Freshman Brian Herrien is not listed on the depth chart with the return of Sony Michel from injury, but Herrien has 15 carries for 106 yards so far; I assume he’ll see the field, too.

Fullback

  • Christian Payne (6’1, 242, Jr.) — 1 target, 0 catches
  • Glenn Welch (6’3, 238, Jr.)

It’s really hard to figure out any lasting impression of Georgia so far. Heading into 2016, I was considering the Dawgs an SEC East co-favorite with Tennessee, and after they came back to beat UNC, I was further convinced of that. And then they almost lost to Nicholls. I thought a healthy Nick Chubb would be nearly unstoppable, and this was backed up by his 32-carry, 222-yard night against the Tar Heels; and then he carried 20 times for 80 yards against the Colonels.

Georgia was just not dialed in against Nicholls, and it’s skewing basically every impression I have. Regardless, Chubb is phenomenal. We’ll have to wait and see whether UGA’s struggles last week were because of a total lack of motivation or underlying inconsistencies.

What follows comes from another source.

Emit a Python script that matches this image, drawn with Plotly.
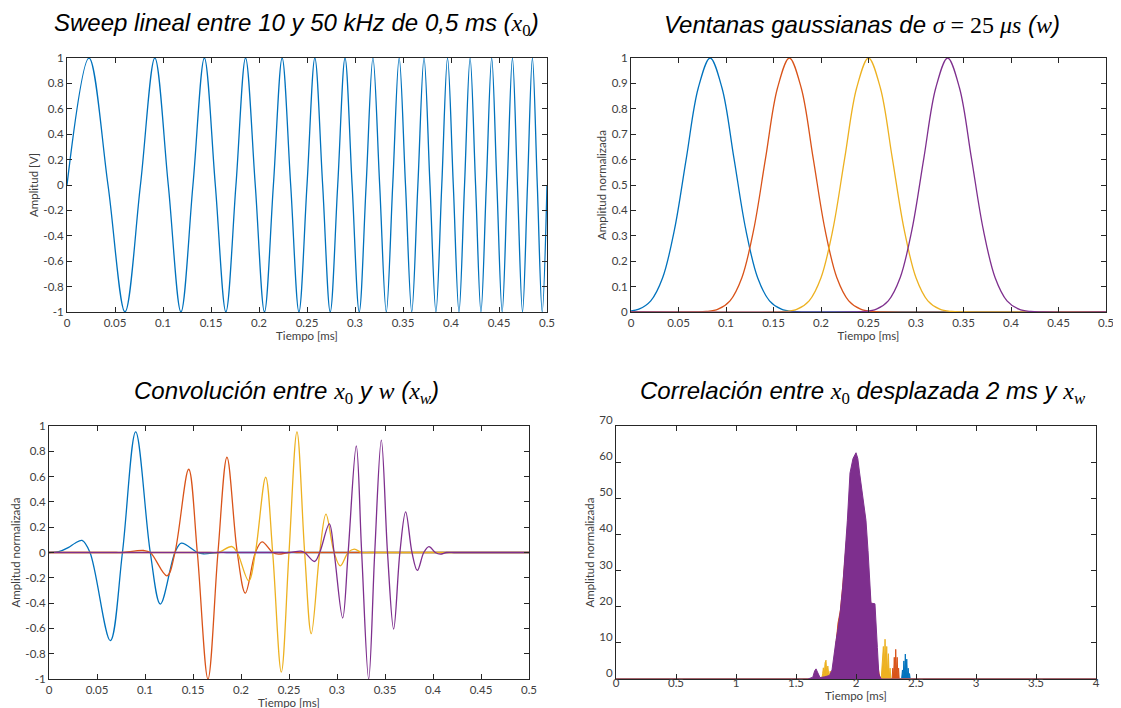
import plotly.graph_objects as go

# ---------------- data ----------------
# Top-left: linear sweep 10-50 kHz, key points (zero crossings and extrema)
sweep_t = [0, 0.0229, 0.0427, 0.0604, 0.0765, 0.0915, 0.1055, 0.1187, 0.1312, 0.1431,
           0.1545, 0.1655, 0.1760, 0.1860, 0.1961, 0.2057, 0.2150, 0.2241, 0.2330, 0.2416,
           0.2500, 0.2582, 0.2663, 0.2742, 0.2820, 0.2896, 0.2970, 0.3044, 0.3116, 0.3187,
           0.3257, 0.3326, 0.3393, 0.3460, 0.3526, 0.3591, 0.3655, 0.3719, 0.3781, 0.3843,
           0.3904, 0.3964, 0.4024, 0.4083, 0.4141, 0.4199, 0.4256, 0.4312, 0.4368, 0.4424,
           0.4478, 0.4533, 0.4586, 0.4640, 0.4692, 0.4745, 0.4797, 0.4848, 0.4899, 0.4950,
           0.5000]
sweep_y = [0, 1, 0, -1, 0, 1, 0, -1, 0, 1,
           0, -1, 0, 1, 0, -1, 0, 1, 0, -1,
           0, 1, 0, -1, 0, 1, 0, -1, 0, 1,
           0, -1, 0, 1, 0, -1, 0, 1, 0, -1,
           0, 1, 0, -1, 0, 1, 0, -1, 0, 1,
           0, -1, 0, 1, 0, -1, 0, 1, 0, -1,
           0]

# Top-right: gaussian windows
win1_t = [0, 0.0083, 0.0208, 0.0333, 0.0458, 0.0583, 0.0708, 0.0833, 0.0958, 0.1083,
          0.1208, 0.1333, 0.1458, 0.1583, 0.1708, 0.1833, 0.2, 0.5]
win1_y = [0.004, 0.011, 0.044, 0.135, 0.325, 0.607, 0.882, 1, 0.882, 0.607,
          0.325, 0.135, 0.044, 0.011, 0.002, 0.0003, 0, 0]
win2_t = [0, 0.0667, 0.0792, 0.0917, 0.1042, 0.1167, 0.1292, 0.1417, 0.1542, 0.1667,
          0.1792, 0.1917, 0.2042, 0.2167, 0.2292, 0.2417, 0.2542, 0.2667, 0.5]
win2_y = [0, 0.0003, 0.002, 0.011, 0.044, 0.135, 0.325, 0.607, 0.882, 1,
          0.882, 0.607, 0.325, 0.135, 0.044, 0.011, 0.002, 0.0003, 0]
win3_t = [0, 0.15, 0.1625, 0.175, 0.1875, 0.2, 0.2125, 0.225, 0.2375, 0.25,
          0.2625, 0.275, 0.2875, 0.3, 0.3125, 0.325, 0.3375, 0.35, 0.5]
win3_y = [0, 0.0003, 0.002, 0.011, 0.044, 0.135, 0.325, 0.607, 0.882, 1,
          0.882, 0.607, 0.325, 0.135, 0.044, 0.011, 0.002, 0.0003, 0]
win4_t = [0, 0.2333, 0.2458, 0.2583, 0.2708, 0.2833, 0.2958, 0.3083, 0.3208, 0.3333,
          0.3458, 0.3583, 0.3708, 0.3833, 0.3958, 0.4083, 0.4208, 0.4333, 0.5]
win4_y = [0, 0.0003, 0.002, 0.011, 0.044, 0.135, 0.325, 0.607, 0.882, 1,
          0.882, 0.607, 0.325, 0.135, 0.044, 0.011, 0.002, 0.0003, 0]

# Bottom-left: windowed sweeps x_w
xw1_t = [0, 0.01, 0.02, 0.0275, 0.0344, 0.0427, 0.0639, 0.0765, 0.0903, 0.1055,
         0.116, 0.1312, 0.1378, 0.1545, 0.161, 0.176, 0.185, 0.2, 0.5]
xw1_y = [0, 0.006, 0.038, 0.075, 0.095, 0, -0.697, 0, 0.953, 0,
         -0.408, 0, 0.074, 0, -0.01, 0, 0, 0, 0]
xw2_t = [0, 0.06, 0.07, 0.0765, 0.0986, 0.1055, 0.1229, 0.1312, 0.1455, 0.1545, 0.1656, 0.176,
         0.1854, 0.1961, 0.2045, 0.215, 0.2219, 0.233, 0.239, 0.25, 0.258, 0.27, 0.5]
xw2_y = [0, 0, 0, 0, 0.016, 0, -0.184, 0, 0.658, 0, -1.0, 0,
         0.753, 0, -0.321, 0, 0.084, 0, -0.013, 0, 0, 0, 0]
xw3_t = [0, 0.155, 0.168, 0.176, 0.1906, 0.1961, 0.208, 0.215, 0.2257, 0.233, 0.242, 0.25,
         0.2583, 0.2663, 0.2732, 0.282, 0.2885, 0.297, 0.3034, 0.3116, 0.318, 0.3257,
         0.334, 0.345, 0.5]
xw3_y = [0, 0, 0, 0, 0.047, 0, -0.224, 0, 0.595, 0, -0.945, 0,
         0.953, 0, -0.642, 0, 0.303, 0, -0.105, 0, 0.026, 0,
         0, 0, 0]
xw4_t = [0, 0.23, 0.243, 0.25, 0.2625, 0.2663, 0.2767, 0.282, 0.292, 0.297, 0.3059, 0.3116,
         0.3201, 0.3257, 0.333, 0.3393, 0.3462, 0.3526, 0.359, 0.3655, 0.3715, 0.3781,
         0.3837, 0.3904, 0.3958, 0.4024, 0.4076, 0.4141, 0.422, 0.435, 0.5]
xw4_y = [0, 0, 0, 0, 0.011, 0, -0.071, 0, 0.226, 0, -0.518, 0,
         0.842, 0, -1.0, 0, 0.889, 0, -0.605, 0, 0.321, 0,
         -0.142, 0, 0.047, 0, -0.013, 0, 0, 0, 0]

# Bottom-right: correlation (envelopes of the dense bursts and visible side lobes)
cor1_t = [0, 2.38, 2.387, 2.393, 2.399, 2.405, 2.411, 2.417, 2.423, 2.429, 2.435, 2.44, 2.446, 2.452, 4]
cor1_y = [0, 0, 2.5, 0.5, 5, 1, 6.9, 1, 5.5, 0.5, 3, 0.3, 1.5, 0, 0]
cor2_t = [0, 1.80, 1.82, 1.835, 1.85, 1.87, 1.89, 1.95, 2.0, 2.05, 2.12, 2.17, 2.2,
          2.30, 2.307, 2.313, 2.319, 2.325, 2.331, 2.337, 2.343, 2.349, 2.355, 2.36, 4]
cor2_y = [0, 0, 5, 11, 15.5, 19, 26, 50, 58, 50, 22, 6, 0,
          0, 3, 0.5, 6, 1, 8.2, 1, 6, 0.5, 3, 0, 0]
cor3_t = [0, 1.715, 1.722, 1.728, 1.735, 1.742, 1.75, 1.757, 1.765, 1.775, 1.785, 1.797, 1.805,
          2.21, 2.222, 2.228, 2.235, 2.242, 2.249, 2.256, 2.263, 2.27, 2.277, 2.284, 2.29, 4]
cor3_y = [0, 0, 1.5, 3.1, 0.5, 4.5, 5.2, 1, 3.6, 0.5, 2.2, 0.5, 0,
          0, 5, 9, 2, 11, 3, 9, 1, 7, 0.5, 3, 0, 0]
cor4_t = [0, 1.60, 1.64, 1.655, 1.667, 1.68, 1.70, 1.74, 1.78, 1.80, 1.817, 1.833, 1.85,
          1.867, 1.889, 1.91, 1.928, 1.95, 1.975, 2.0, 2.015, 2.03, 2.06, 2.083, 2.10,
          2.117, 2.125, 2.158, 2.165, 2.178, 2.19, 2.21, 4]
cor4_y = [0, 0, 0.5, 2.2, 2.8, 2.0, 0.4, 0.6, 1.0, 2.5, 7, 10.6, 14,
          18, 25.4, 34, 43.9, 57, 61, 62.6, 61, 57, 50, 43.9, 35.6,
          27.2, 21, 20.8, 15, 8.7, 1.4, 0, 0]

colors = ["#0072BD", "#D95319", "#EDB120", "#7E2F8E"]

x_ticks_half = [0, 0.05, 0.1, 0.15, 0.2, 0.25, 0.3, 0.35, 0.4, 0.45, 0.5]
x_ticks_half_text = ["0", "0.05", "0.1", "0.15", "0.2", "0.25", "0.3", "0.35", "0.4", "0.45", "0.5"]
y_ticks_sym = [-1, -0.8, -0.6, -0.4, -0.2, 0, 0.2, 0.4, 0.6, 0.8, 1]
y_ticks_sym_text = ["-1", "-0.8", "-0.6", "-0.4", "-0.2", "0", "0.2", "0.4", "0.6", "0.8", "1"]
y_ticks_unit = [0, 0.1, 0.2, 0.3, 0.4, 0.5, 0.6, 0.7, 0.8, 0.9, 1]
y_ticks_unit_text = ["0", "0.1", "0.2", "0.3", "0.4", "0.5", "0.6", "0.7", "0.8", "0.9", "1"]
x_ticks_cor = [0, 0.5, 1, 1.5, 2, 2.5, 3, 3.5, 4]
x_ticks_cor_text = ["0", "0.5", "1", "1.5", "2", "2.5", "3", "3.5", "4"]
y_ticks_cor = [0, 10, 20, 30, 40, 50, 60, 70]
y_ticks_cor_text = ["0", "10", "20", "30", "40", "50", "60", "70"]

# ---------------- figure ----------------
fig = go.Figure()
LW = 1.3

def line(t, y, c, xa, ya, shape="spline"):
    fig.add_trace(go.Scatter(x=t, y=y, mode="lines", xaxis=xa, yaxis=ya,
                             line=dict(color=c, width=LW, shape=shape, smoothing=1),
                             showlegend=False, hoverinfo="skip"))

line(sweep_t, sweep_y, colors[0], "x", "y")
for t, y, c in zip([win1_t, win2_t, win3_t, win4_t], [win1_y, win2_y, win3_y, win4_y], colors):
    line(t, y, c, "x2", "y2")
for t, y, c in zip([xw1_t, xw2_t, xw3_t, xw4_t], [xw1_y, xw2_y, xw3_y, xw4_y], colors):
    line(t, y, c, "x3", "y3")
for t, y, c in zip([cor1_t, cor2_t, cor3_t, cor4_t], [cor1_y, cor2_y, cor3_y, cor4_y], colors):
    fig.add_trace(go.Scatter(x=t, y=y, mode="lines", xaxis="x4", yaxis="y4", fill="tozeroy",
                             fillcolor=c, line=dict(color=c, width=1.0),
                             showlegend=False, hoverinfo="skip"))

W, H = 1121, 708
OFF = 8  # page body margin offset

def xdom(a, b):
    return [(a - OFF) / W, (b - OFF) / W]

def ydom(top, bottom):
    return [1 - (bottom - OFF) / H, 1 - (top - OFF) / H]

TICKFONT = dict(family="Lato", size=11.5, color="#404040")
TITLEFONT = dict(family="Lato", size=11.5, color="#404040")

def axis(domain, rng, tv, tt, title, standoff=2, **kw):
    d = dict(domain=domain, range=rng, tickvals=tv, ticktext=tt, showline=True,
             linecolor="#262626", linewidth=1, mirror="allticks", ticks="inside",
             ticklen=5, tickcolor="#262626", showgrid=False, zeroline=False,
             automargin=False,
             tickfont=TICKFONT, title=dict(text=title, font=TITLEFONT, standoff=standoff))
    d.update(kw)
    return d

xd1 = xdom(67, 547); xd2 = xdom(631, 1106)
xd3 = xdom(49, 529); xd4 = xdom(616, 1096)
yd_top = ydom(58, 312)
yd_bot = ydom(426, 679)

fig.update_layout(
    width=W, height=H, margin=dict(l=0, r=0, t=0, b=0, autoexpand=False),
    paper_bgcolor="white", plot_bgcolor="white",
    xaxis=axis(xd1, [0, 0.5], x_ticks_half, x_ticks_half_text, "Tiempo [ms]", anchor="y"),
    yaxis=axis(yd_top, [-1, 1], y_ticks_sym, y_ticks_sym_text, "Amplitud [V]", anchor="x"),
    xaxis2=axis(xd2, [0, 0.5], x_ticks_half, x_ticks_half_text, "Tiempo [ms]", anchor="y2"),
    yaxis2=axis(yd_top, [0, 1], y_ticks_unit, y_ticks_unit_text, "Amplitud normalizada", anchor="x2"),
    xaxis3=axis(xd3, [0, 0.5], x_ticks_half, x_ticks_half_text, "Tiempo [ms]", anchor="y3"),
    yaxis3=axis(yd_bot, [-1, 1], y_ticks_sym, y_ticks_sym_text, "Amplitud normalizada", anchor="x3"),
    xaxis4=axis(xd4, [0, 4], x_ticks_cor, x_ticks_cor_text, "Tiempo [ms]", anchor="y4",
                ticklabelstandoff=-7, standoff=0),
    yaxis4=axis(yd_bot, [0, 70], y_ticks_cor, y_ticks_cor_text, "Amplitud normalizada", anchor="x4",
                ticklabelshift=-6),
)

SERIF_I = '<span style="font-family:Liberation Serif;font-style:italic">'
SERIF_N = '<span style="font-family:Liberation Serif;font-style:normal">'
E = '</span>'
titles = [
    ("Sweep lineal entre 10 y 50 kHz de 0,5 ms (" + SERIF_I + "x" + E + "<sub>" + SERIF_N + "0" + E + "</sub>)", 296, 24),
    ("Ventanas gaussianas de " + SERIF_I + "σ" + E + SERIF_N + " = 25 " + E + SERIF_I + "μs" + E + " (" + SERIF_I + "w" + E + ")", 862, 24),
    ("Convolución entre " + SERIF_I + "x" + E + "<sub>" + SERIF_N + "0" + E + "</sub> y " + SERIF_I + "w" + E + " (" + SERIF_I + "x" + E + "<sub>" + SERIF_I + "w" + E + "</sub>)", 286, 393),
    ("Correlación entre " + SERIF_I + "x" + E + "<sub>" + SERIF_N + "0" + E + "</sub> desplazada 2 ms y " + SERIF_I + "x" + E + "<sub>" + SERIF_I + "w" + E + "</sub>", 863, 393),
]
for txt, cx, cy in titles:
    fig.add_annotation(text=txt, xref="paper", yref="paper", x=(cx - OFF) / W, y=1 - (cy - OFF) / H,
                       xanchor="center", yanchor="middle", showarrow=False,
                       font=dict(family="Liberation Sans", size=24, color="black", style="italic"))

fig.write_html("out.html")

NCAA Football: North Carolina vs Georgia
Nick Chubb
Dale Zanine-USA TODAY Sports

Receiving Corps

WR

  • Terry Godwin (5’11, 185, So.) -- 5 targets, 4 catches, 70 yards (14.0 per target)
  • Michael Chigbu (6’2, 213, So.) -- 8 targets, 5 catches, 47 yards (5.9)
  • Riley Ridley (6’2, 197, Fr.) -- 1 target, 0 catches

WR

  • Jayson Stanley (6’2, 207, So.)
  • Reggie Davis (6’0, 170, Jr.) -- 4 targets, 2 catches, 20 yards (5.0) OR
  • Isaiah McKenzie (5’8, 175, Jr.) — 8 targets, 8 catches, 183 yards (22.9), 2 TD; 4 carries, 37 yards (9.3)

TE

  • Jeb Blazevich (6’5, 242, Jr.)
  • Charlie Woerner (6’5, 251, Fr.) — 5 targets, 2 catches, 30 yards (6.0) OR
  • Isaac Nauta (6’4, 246, Fr.) -- 3 targets, 0 catches OR
  • Jackson Harris (6’6, 247, So.)

The most intriguing part of UGA’s offensive depth chart has to be the receiver position. Junior Isaiah McKenzie has been electric so far; against UNC, he caught six of six passes for 122 yards. Against Nicholls, however, he caught only two passes, and then he was listed third on the depth chart this week. Whether he’s in the dog house or needing some sort of motivational ploy, he’s the most dangerous player the Dawgs have in the receiving corps. The less playing time he receivers, the better.

Former blue-chipper Terry Godwin has been solid as well. He caught three of three passes for 47 yards against Nicholls. Otherwise, the other four wideouts listed above have caught just seven of 13 passes for 67 yards.

I’ve been very confused by the lack of production from the tight end position. I really like UGA offensive coordinator Jim Chaney, and I assumed that, with a freshman QB so heavily involved, he would be having Eason rely on efficiency options. And since UGA has at least three intriguing TEs, I thought they would be involved pretty heavily. They have not. And to the extent that they have (eight targets), they haven’t produced (two catches). Maybe that will change in Columbia.

NCAA Football: Georgia Spring Game
Terry Godwin
Brett Davis-USA TODAY Sports

Offensive line

LT

  • Tyler Catalina (6’6, 314, Sr.) -- 35 career starts (33 at Rhode Island, 2 at Georgia)

LG

  • Isaiah Wynn (6’2, 285, Jr.) -- 16 career starts
  • Dyshon Sims (6’4, 309, Jr.) -- 1 career start

C

  • Brandon Kublanow (6’3, 293, Sr.) — 27 career starts

RG

  • Lamont Gaillard (6’2, 301, So.) -- 2 career starts

RT

  • Greg Pyke (6’6, 325, Sr.) — 25 career starts
  • Kendall Baker (6’6, 305, So.)

The line has been a major concern thus far. It allowed four sacks against UNC, and while Nick Chubb did gain 200-plus rushing yards in that game, his opportunity rate (percentage of carries over 5 yards) was a pretty average 38 percent. Against Nicholls, it was up to 45 percent, and UGA QBs were sacked only once, but ... that’s Nicholls. As quiet as Missouri’s defensive line has been so far, I’m guessing the Tigers still have an advantage over the Colonels there.

We’ve seen a lot of headlines this week regarding the defensive line’s lack of production. If #DLineZou shows up on Saturday, however, all is forgiven. The battle between UGA’s offensive line and Mizzou’s defensive line might be the most important in the game.